Sophie is supposed to be 8 in the story but Mann says her body is more like that of 7. The screenwriter added more drama by including the sand fight instead of the girl just wishing to get sand out of her suit. Thus she removes her suit, wades into the ocean and rinses herself off before emerging.
The native beachgoers observe this phenomenon and stand up in shock, moving slowly toward her. I feel quite sure the director intended a Fellini-like moment here, expressing the Italian sensibility. They begin to protest and ridicule this innocent foreigner for her faux pas.
Another addition to the film is a bath scene afterward when Stephan enters and Sophie asks him to leave. Given that Stephan gave no thought to just entering unannounced shows that Sophie has become self-conscious by this event and is perhaps somewhat ashamed of her body.
Professor Fuhrmann is summoned by the mayor and made to pay 50 lire for his daughter’s disgrace. On the other hand, we soon get to see what the local people consider a wholesome display of youthful innocence: an event that includes these girls in uniform singing a patriotic song.
The professor attempts to defend himself in a public meeting—this is not in Mann’s story. At first, he seems to be doing well, but the more conservative members won’t have it and it stirs the attendees almost into a mob and the professor must make a hasty exit. Realizing the family is not accepted in this town, he calls the children in for a family meeting and explains that they must return home that afternoon. The children plead for him to allow them to stay until at least the next morning. You see, Cipolla is scheduled to make his big performance that night and they don’t want to miss it.

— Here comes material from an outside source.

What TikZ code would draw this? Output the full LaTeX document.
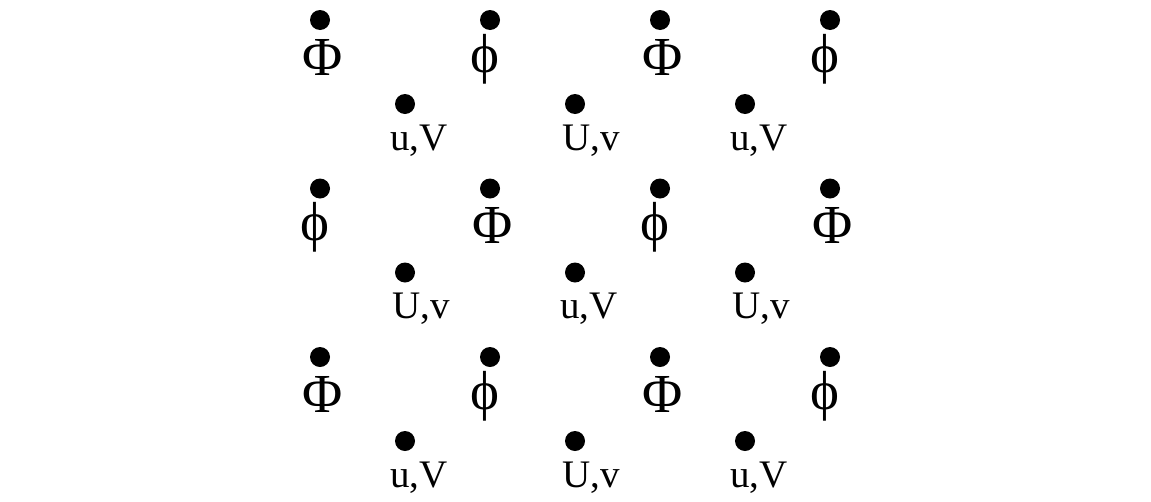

In Mann’s story, the children keep falling asleep and while the parents try to carry them out, they wake up and insist on seeing the rest of the performance. Cipolla shows off his devilish talents, even seducing women from their protesting husbands right in the audience, but the magician makes a fatal mistake that night. One of his subjects this time is Mario and he humiliates him by playing with his secret affections for a girl named Silvestra. In the original story, Mario becomes outraged and kills Cipolla. Since the magician in the film is played by the director, he turns the plot around and has Silvestra, shocked by the revelation, kill Mario instead. In one final expression of control, the audience applauds despite the grisly scene that just took place on the stage. Another addition in the film is one final expression of innocence and perhaps the insidious nature of fascism. On the train home, Sophie comes by the cabin wearing a hat and begins to perform a magic trick she learned in town.
It was interesting that Mann did not recognize the early rumblings of fascism in his own country. His masterpiece of Perennial Philosophy, Joseph und seine Brüder (Joseph and His Brothers) in four volumes, was interrupted by the turmoil of Nazism and the latter volumes have a distinctly different tone.